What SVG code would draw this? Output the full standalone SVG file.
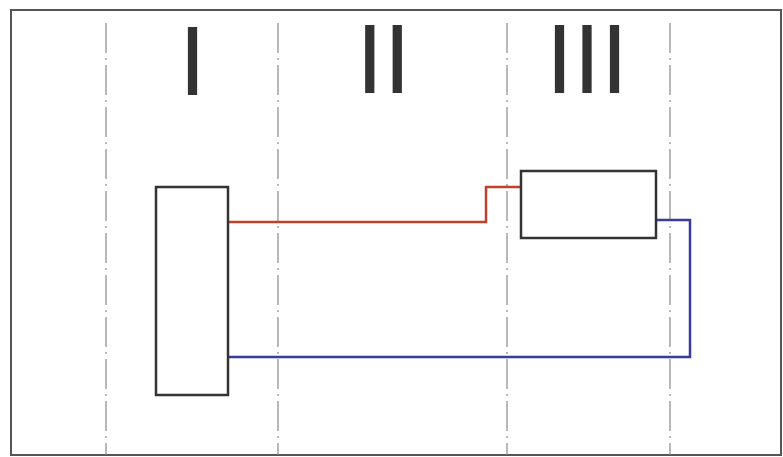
<svg xmlns="http://www.w3.org/2000/svg" width="783" height="457" viewBox="0 0 783 457">
<style>
.frame{fill:#fff;stroke:#555;stroke-width:2}
.div{stroke:#8a8a8a;stroke-width:1.2;stroke-dasharray:30 5 2 5;fill:none}
.num{fill:#333;font-family:"Liberation Sans",Arial,sans-serif;font-size:99px;text-anchor:middle}
.box{fill:#fff;stroke:#333;stroke-width:2.5}
.red{fill:none;stroke:#c0402c;stroke-width:2.5}
.blue{fill:none;stroke:#3a3c9c;stroke-width:2.5}
</style>
<rect class="frame" x="11" y="10" width="770" height="445"/>
<g id="dividers">
<line class="div" x1="106" y1="23" x2="106" y2="455"/>
<line class="div" x1="278" y1="23" x2="278" y2="455"/>
<line class="div" x1="507" y1="23" x2="507" y2="455"/>
<line class="div" x1="670" y1="23" x2="670" y2="455"/>
</g>
<g id="labels">
<text class="num" x="192.5" y="95">I</text>
<text class="num" x="383.5" y="93">II</text>
<text class="num" x="587" y="93">III</text>
</g>
<g id="connectors">
<polyline class="red" points="228,222 486,222 486,187 521,187"/>
<polyline class="blue" points="656,220 690,220 690,357 228,357"/>
</g>
<g id="node-left">
<rect class="box" x="156" y="187" width="72" height="208"/>
</g>
<g id="node-right">
<rect class="box" x="521" y="171" width="135" height="67"/>
</g>
</svg>
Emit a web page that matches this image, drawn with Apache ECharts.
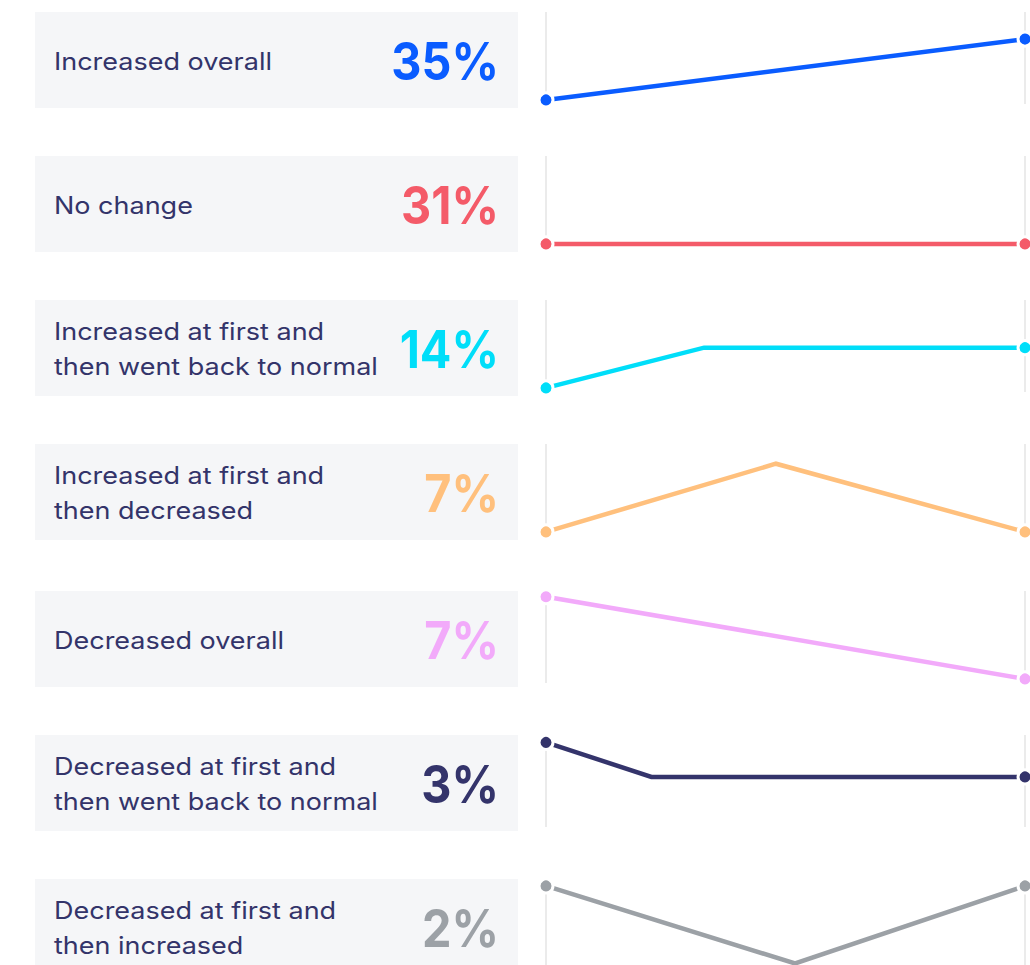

STATED GOAL » Every line should be retyped exactly, with the pictures omitted.

RESULT »
What SVG code would draw this? Output the full standalone SVG file.
<svg xmlns="http://www.w3.org/2000/svg" width="783" height="457" viewBox="0 0 783 457">
<style>
.frame{fill:#fff;stroke:#555;stroke-width:2}
.div{stroke:#8a8a8a;stroke-width:1.2;stroke-dasharray:30 5 2 5;fill:none}
.num{fill:#333;font-family:"Liberation Sans",Arial,sans-serif;font-size:99px;text-anchor:middle}
.box{fill:#fff;stroke:#333;stroke-width:2.5}
.red{fill:none;stroke:#c0402c;stroke-width:2.5}
.blue{fill:none;stroke:#3a3c9c;stroke-width:2.5}
</style>
<rect class="frame" x="11" y="10" width="770" height="445"/>
<g id="dividers">
<line class="div" x1="106" y1="23" x2="106" y2="455"/>
<line class="div" x1="278" y1="23" x2="278" y2="455"/>
<line class="div" x1="507" y1="23" x2="507" y2="455"/>
<line class="div" x1="670" y1="23" x2="670" y2="455"/>
</g>
<g id="labels">
<text class="num" x="192.5" y="95">I</text>
<text class="num" x="383.5" y="93">II</text>
<text class="num" x="587" y="93">III</text>
</g>
<g id="connectors">
<polyline class="red" points="228,222 486,222 486,187 521,187"/>
<polyline class="blue" points="656,220 690,220 690,357 228,357"/>
</g>
<g id="node-left">
<rect class="box" x="156" y="187" width="72" height="208"/>
</g>
<g id="node-right">
<rect class="box" x="521" y="171" width="135" height="67"/>
</g>
</svg>
Emit a web page that matches this image, drawn with Apache ECharts.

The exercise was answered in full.